● Material provided
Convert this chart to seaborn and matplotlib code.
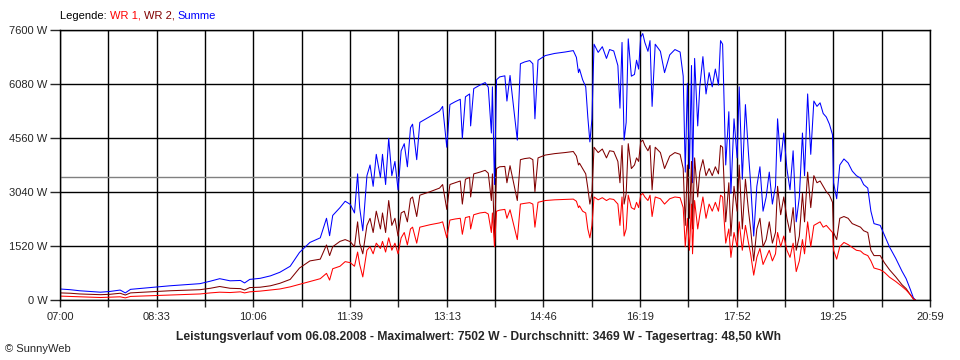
import matplotlib
matplotlib.use("Agg")
import matplotlib.pyplot as plt
import seaborn as sns
import pandas as pd
import numpy as np

# Minuten ab 07:00, Leistung in W
minuten = [0, 10, 19, 29, 39, 48, 58, 63, 68, 87, 106, 125, 135, 145, 154, 164, 174, 178,
           183, 193, 203, 212, 222, 231, 241, 251, 257, 260, 263, 270, 275, 280, 284, 287,
           289, 292, 296, 299, 302, 305, 309, 311, 314, 317, 320, 323, 326, 329, 332, 335,
           338, 340, 344, 347, 357, 366, 369, 373, 376, 381, 386, 388, 391, 395, 396, 399,
           405, 410, 413, 416, 417, 419, 421, 424, 429, 431, 434, 441, 444, 448, 453, 456,
           458, 461, 468, 477, 487, 495, 498, 500, 501, 504, 507, 509, 511, 513, 515, 519,
           523, 527, 530, 534, 538, 540, 542, 544, 546, 548, 551, 554, 556, 558, 560, 562,
           564, 567, 569, 571, 574, 579, 583, 588, 593, 598, 601, 603, 605, 607, 609, 610,
           612, 615, 617, 620, 623, 626, 629, 632, 635, 637, 639, 642, 645, 647, 650, 653,
           655, 658, 661, 664, 666, 669, 672, 675, 678, 681, 684, 687, 690, 692, 695, 698,
           701, 704, 707, 710, 713, 716, 718, 721, 724, 727, 730, 733, 736, 739, 742, 745,
           746, 749, 752, 756, 760, 764, 768, 772, 775, 779, 782, 785, 791, 795, 800, 806,
           812, 816, 820, 823, 825]

wr1 = [110, 100, 90, 80, 70, 80, 90, 60, 100, 120, 140, 160, 170, 200, 220, 210, 230, 200,
       230, 250, 280, 310, 370, 440, 520, 600, 750, 560, 880, 950, 1080, 1050, 950, 1350,
       1000, 650, 1400, 1500, 1300, 1600, 1450, 1650, 1350, 1750, 1400, 1600, 1300, 1750, 1900, 1550,
       2000, 2050, 1600, 2050, 2120, 2170, 2200, 1750, 2250, 2280, 2300, 1850, 2320, 2350, 2000, 2400,
       2450, 2470, 2420, 1900, 2450, 1500, 2500, 2530, 2550, 2300, 2540, 1700, 2700, 2720, 2740, 2700,
       2050, 2750, 2800, 2820, 2830, 2840, 2780, 2600, 2650, 2500, 2450, 2000, 1750, 2100, 2900, 2820,
       2880, 2800, 2850, 2830, 2700, 2100, 2900, 1800, 2000, 2950, 2600, 2550, 2750, 2600, 2950, 3000,
       2900, 2800, 2950, 2350, 2900, 2850, 2700, 2850, 2900, 2880, 2600, 1500, 2300, 1400, 2700, 1300,
       2800, 2000, 2400, 2900, 2300, 2700, 2500, 2750, 2500, 2950, 2900, 1600, 2000, 1200, 1900, 1500,
       2200, 1400, 2100, 1600, 1300, 700, 1200, 1450, 1000, 1200, 1400, 1100, 1300, 1900, 1500, 1800,
       1400, 1200, 1600, 800, 1100, 1700, 1300, 2200, 1500, 2100, 2150, 2200, 2050, 2100, 2000, 1900,
       1400, 1150, 1500, 1620, 1560, 1480, 1400, 1380, 1300, 1250, 1100, 900, 850, 780, 640, 520,
       380, 280, 150, 30, 0]

wr2 = [200, 190, 170, 160, 150, 160, 190, 140, 200, 230, 260, 280, 290, 330, 380, 330, 320, 280,
       350, 360, 400, 470, 580, 900, 1100, 1150, 1550, 1250, 1500, 1650, 1700, 1640, 1500, 2200,
       1600, 1300, 2100, 2300, 1900, 2500, 2000, 2450, 1900, 2800, 2100, 2300, 1800, 2450, 2500, 2200,
       2850, 2900, 2350, 2950, 3050, 3150, 3250, 2550, 3250, 3300, 3350, 2700, 3400, 3450, 2900, 3550,
       3600, 3650, 3570, 2800, 3550, 1750, 3700, 3750, 3760, 3300, 3780, 2800, 3950, 3980, 4000, 3950,
       3050, 4000, 4080, 4120, 4150, 4180, 4050, 3800, 3850, 3700, 3550, 3150, 2700, 3000, 4300, 4150,
       4250, 4000, 4200, 4180, 3900, 3300, 4350, 2700, 3000, 4400, 3700, 3800, 4000, 3900, 4450, 4500,
       4350, 4200, 4350, 3100, 4300, 4150, 3700, 4050, 4150, 4100, 3700, 2100, 3800, 2300, 3900, 2000,
       4000, 2900, 3600, 3950, 3500, 3700, 3500, 3750, 3550, 4350, 4300, 2200, 3300, 1800, 3200, 2500,
       3800, 2000, 3400, 2500, 2000, 1100, 2000, 2300, 1500, 1700, 2200, 1600, 1900, 3200, 2400, 2900,
       2300, 1900, 2600, 1400, 1800, 3000, 2200, 3600, 2600, 3500, 3300, 3350, 3200, 3050, 2950, 2750,
       1900, 1700, 2300, 2350, 2300, 2150, 2100, 2050, 1950, 1900, 1400, 1250, 1250, 1050, 850, 650,
       430, 320, 150, 30, 0]

summe = [a + b for a, b in zip(wr1, wr2)]

durchschnitt = 3469
zeit_labels = ["07:00", "08:33", "10:06", "11:39", "13:13", "14:46", "16:19", "17:52", "19:25", "20:59"]
y_ticks = [0, 1520, 3040, 4560, 6080, 7600]
ende = 839

df = pd.concat([
    pd.DataFrame({"t": minuten, "P": summe, "Serie": "Summe"}),
    pd.DataFrame({"t": minuten, "P": wr2, "Serie": "WR 2"}),
    pd.DataFrame({"t": minuten, "P": wr1, "Serie": "WR 1"}),
])

farben = {"WR 1": "#ff0000", "WR 2": "#800000", "Summe": "#0000ff"}

sns.set_style("white")
plt.rcParams["font.family"] = ["Liberation Sans", "DejaVu Sans"]

fig = plt.figure(figsize=(9.6, 3.6), dpi=100)
ax = fig.add_axes([60 / 960, 1 - 300 / 360, 870 / 960, 270 / 360])

# Raster
for xv in np.linspace(0, ende, 19):
    ax.axvline(xv, color="black", lw=1.0, zorder=1)
for yv in y_ticks:
    ax.axhline(yv, color="black", lw=1.0, zorder=1)
ax.axhline(durchschnitt, color="#808080", lw=1.0, zorder=1.5)

sns.lineplot(data=df, x="t", y="P", hue="Serie", palette=farben, estimator=None,
             sort=False, lw=0.75, legend=False, ax=ax, zorder=2)

ax.set_xlim(0, ende)
ax.set_ylim(0, 7600)
ax.set_xticks(np.linspace(0, ende, 10))
ax.set_xticklabels(zeit_labels)
ax.set_xticks(np.linspace(0, ende, 19), minor=True)
ax.set_yticks(y_ticks)
ax.set_yticklabels([f"{v} W" for v in y_ticks])
ax.tick_params(axis="x", which="both", direction="out", length=5, width=1, pad=4,
               labelsize=8, bottom=True)
ax.tick_params(axis="y", direction="out", length=7, width=1, pad=2, labelsize=8, left=True)
ax.set_xlabel("")
ax.set_ylabel("")
for s in ax.spines.values():
    s.set_color("black")
    s.set_linewidth(1.0)

# Legende oben
t0 = fig.text(60 / 960, 1 - 16 / 360, "Legende: ", fontsize=8, color="black", va="center")
prev = t0
for txt, col in [("WR 1, ", "#ff0000"), ("WR 2, ", "#800000"), ("Summe", "#0000ff")]:
    prev = ax.annotate(txt, xy=(1, 0), xycoords=prev, xytext=(0, 0), textcoords="offset points",
                       fontsize=8, color=col, va="bottom", ha="left")

fig.text(479 / 960, 1 - 337 / 360,
         "Leistungsverlauf vom 06.08.2008 - Maximalwert: 7502 W - Durchschnitt: 3469 W - Tagesertrag: 48,50 kWh",
         ha="center", va="center", fontsize=8.7, fontweight="bold")
fig.text(5 / 960, 1 - 349 / 360, "© SunnyWeb", ha="left", va="center", fontsize=8)

fig.savefig("out.png", dpi=100, facecolor="white")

● What the exercise asks
Transcribe the opening line of the listing above, please, and every line after it through the line with "import numpy as np", word for word, without pictures.

● Result of this exercise
Convert this chart to seaborn and matplotlib code.
import matplotlib
matplotlib.use("Agg")
import matplotlib.pyplot as plt
import seaborn as sns
import pandas as pd
import numpy as np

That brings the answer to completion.